Sometimes businesses go so far as to relocate their headquarters in response to taxes and other burdens; one way of doing that is the dreaded “corporate inversion,” in which a U.S. company uses a merger to relocate its legal domicile to some sweaty, exploitive, relatively low-tax Third World crap-hole . . . like Canada, the United Kingdom, or Ireland. Mrs. Clinton proposes to put a stop to that by enacting an “exit tax,” which is a really nice way of saying “ransom.” That might cause some trouble for existing businesses considering relocation, but what effect might it have ten or 20 years down the road? Do we really think the people who are smart, creative, and energetic enough to build the powerhouse corporations of tomorrow are going to be too stupid to figure out how to incorporate in Switzerland instead of Delaware? Why do you think that 75 percent of the U.S. corporations making initial public stock offerings are based in Delaware to begin with, instead of New York or California?
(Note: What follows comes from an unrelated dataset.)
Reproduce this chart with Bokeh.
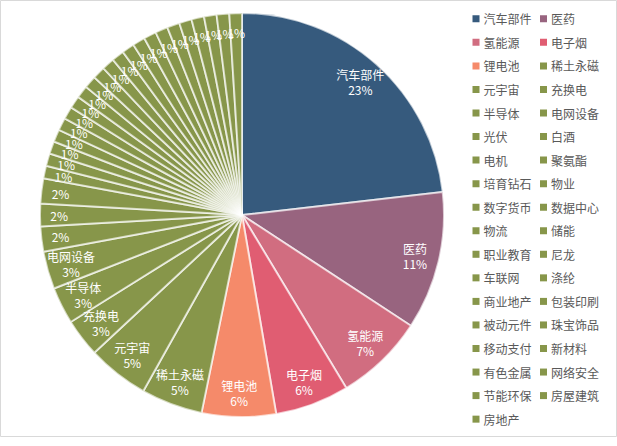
import math
from bokeh.plotting import figure
from bokeh.models import Range1d, ColumnDataSource
from bokeh.core.properties import value
from bokeh.embed import file_html
from bokeh.resources import INLINE

categories = ["汽车部件", "医药", "氢能源", "电子烟", "锂电池", "稀土永磁", "元宇宙", "充换电",
              "半导体", "电网设备", "光伏", "白酒", "电机", "聚氨酯", "培育钻石", "物业",
              "数字货币", "数据中心", "物流", "储能", "职业教育", "尼龙", "车联网", "涤纶",
              "商业地产", "包装印刷", "被动元件", "珠宝饰品", "移动支付", "新材料", "有色金属",
              "网络安全", "节能环保", "房屋建筑", "房地产"]
values = [23.1, 11.0, 7.1, 5.9, 5.9, 4.9, 4.9, 3.05, 2.95, 3.0, 2.0, 1.8, 2.0,
          1.0, 1.0, 1.0, 1.0, 1.0, 1.0, 1.0, 1.0, 1.0, 1.0, 1.0, 1.0, 1.0, 1.0,
          1.0, 1.0, 1.0, 1.0, 1.0, 1.0, 1.0, 1.0]
top_colors = ["#365A7D", "#98647F", "#D16D80", "#E05D72", "#F58A6A"]
green = "#87964A"
colors = top_colors + [green] * (len(categories) - len(top_colors))

W, H = 617, 437
cx, cy_px, R = 241.5, 214.5, 202
cy = H - cy_px

total = sum(values)
starts, ends, mids = [], [], []
cum = 0.0
for v in values:
    a_end = math.pi / 2 - cum / total * 2 * math.pi
    cum += v
    a_start = math.pi / 2 - cum / total * 2 * math.pi
    starts.append(a_start)
    ends.append(a_end)
    mids.append((a_start + a_end) / 2)

p = figure(width=W, height=H, x_range=Range1d(0, W), y_range=Range1d(0, H),
           min_border=0, toolbar_location=None, output_backend="svg")
p.axis.visible = False
p.grid.visible = False
p.outline_line_color = "#d9d9d9"
p.outline_line_width = 1
p.background_fill_color = "white"

src = ColumnDataSource(dict(start=starts, end=ends, color=colors))
p.wedge(x=cx, y=cy, radius=R, start_angle="start", end_angle="end", direction="anticlock",
        fill_color="color", line_color="white", line_width=2, line_alpha=0.65, source=src)

font = value("Noto Sans CJK SC")
nx, ny, nt, px_, py_, pt = [], [], [], [], [], []
ox, oy, ot = [], [], []
for c, v, m in zip(categories, values, mids):
    pct = f"{round(v / total * 100)}%"
    if v >= 2.9:
        r = 0.88 * R
        nx.append(cx + r * math.cos(m)); ny.append(cy + r * math.sin(m)); nt.append(c)
        px_.append(cx + r * math.cos(m)); py_.append(cy + r * math.sin(m)); pt.append(pct)
    else:
        r = 0.905 * R
        ox.append(cx + r * math.cos(m)); oy.append(cy + r * math.sin(m)); ot.append(pct)

p.text(x=nx, y=ny, text=nt, text_font=font, text_font_size="12px", text_color="white",
       text_align="center", text_baseline="middle", y_offset=-7.5)
p.text(x=px_, y=py_, text=pt, text_font=font, text_font_size="12px", text_color="white",
       text_align="center", text_baseline="middle", y_offset=7.5)
p.text(x=ox, y=oy, text=ot, text_font=font, text_font_size="12px", text_color="white",
       text_align="center", text_baseline="middle")

# legend (two columns)
lx, ly, lt = [], [], []
for i, c in enumerate(categories):
    col, row = i % 2, i // 2
    lx.append(475.5 + col * 67.5)
    ly.append(H - (18.3 + row * 23.55))
    lt.append(c)
p.rect(x=lx, y=ly, width=7, height=7, width_units="screen", height_units="screen",
       fill_color=colors, line_color=None)
p.text(x=[x + 7.5 for x in lx], y=ly, text=lt, text_font=font, text_font_size="12px",
       text_color="#595959", text_align="left", text_baseline="middle")

open("out.html", "w").write(file_html(p, INLINE))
If you lead with blame instead of leading with reason, the world’s a simpler place. Government creates perverse economic incentives, and if the people who run businesses respond to those incentives, it isn’t because of any complicated economic or financial consideration; it’s because they’re bad, bad, men, most naughty indeed.

Once you’ve settled on a villain, everything else is just plot elaboration. Everybody knows one old hippie who believes that every bad thing that ever has happened in Latin America can be explained by the interests of the United Fruit Company in Guatemala. I know a young lady who sincerely believes that every unhappy event in the world is the work of “Zionists,” though I’m not entirely sure she knows what a Zionist is — if the price of a loaf of bread goes up a nickel, it’s a Zionist plot. Or it’s corporations, or bankers, or illegal immigrants, or blacks, or Christian fundamentalists — take your pick, and you can treat current affairs as a Choose Your Own Adventure book.

But here’s the thing: Hillary Rodham Clinton and Donald Trump are both economically illiterate megalomaniacs who will tell you any story you like if they think you will give them power in return. They know that you like stories in which the bad guys who have messed up your life are Chinese or Mexicans or shadowy billionaires instead of . . . well, not to put too fine a point on it, you.

Whom do we blame? Anybody but the guilty party.